Selain itu, Deddy Sitorus, menegaskan penerbitan sertifikat di wilayah pagar laut merupakan tindakan yang tidak dapat ditoleransi. Deddy menekankan perlunya penegakan hukum terhadap pejabat yang terlibat dalam penerbitan sertifikat tersebut. “Saya kira tidak cukup hanya sanksi berat, harus proses hukum karena ini kejahatan, bukan malpraktek yang hanya konsekuensi sanksi. Ini perlu jadi perhatian termasuk yang di Surabaya dan Bekasi," tegasnya.
Pemagaran dan sertifikasi laut sudah menjadi aib bagi bangsa ini. Di depan wajah pemerintah, hanya sepelemparan batu dari istana, telah terjadi kongkalikong yang demikian jorok. Kasus ini merupakan cobaan bagi Presiden Prabowo Subianto dalam mendisiplinkan aparaturnya agar bisa mengelola republik ini lebih baik. Kasus ini memang warisan dari rezim lama, namun, apakah kasus ini akan mampu dibongkar oleh Prabowo?
Prabowo harus melakukan audit dan pengawasan terhadp kawasan perairan, terutama yang berbatasan dengan negara tetangga. Bukan tidak mungkin, kasus yang terjadi di Banten dan JAwa Barat ini juga terjadi di kawasan lain di republik ini.

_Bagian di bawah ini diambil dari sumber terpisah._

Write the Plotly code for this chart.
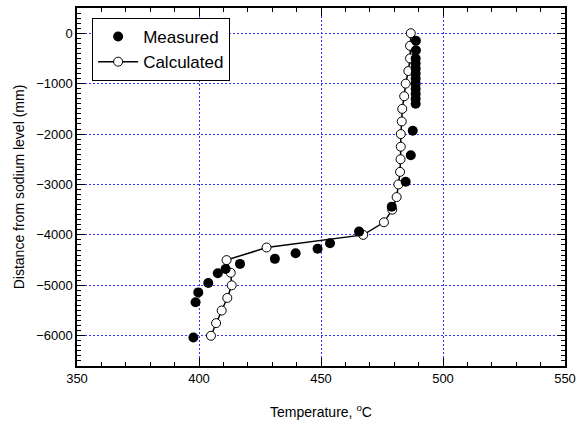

Toh, sudah ada laporan masyarakat adanya sejumlah kasus serupa di beberapa kasawean pantai. Laut dan tanah adalah simbol mutlak kedaulatan negara. Jika bermodalkan uang dan pengaruh politik, laut dan tanah bisa dengan mudah dikooptasi, maka pertanyaanya adalah seberapa serius pemerintah bertanggungjawab terhadap kedaulatan eilayah NKRI.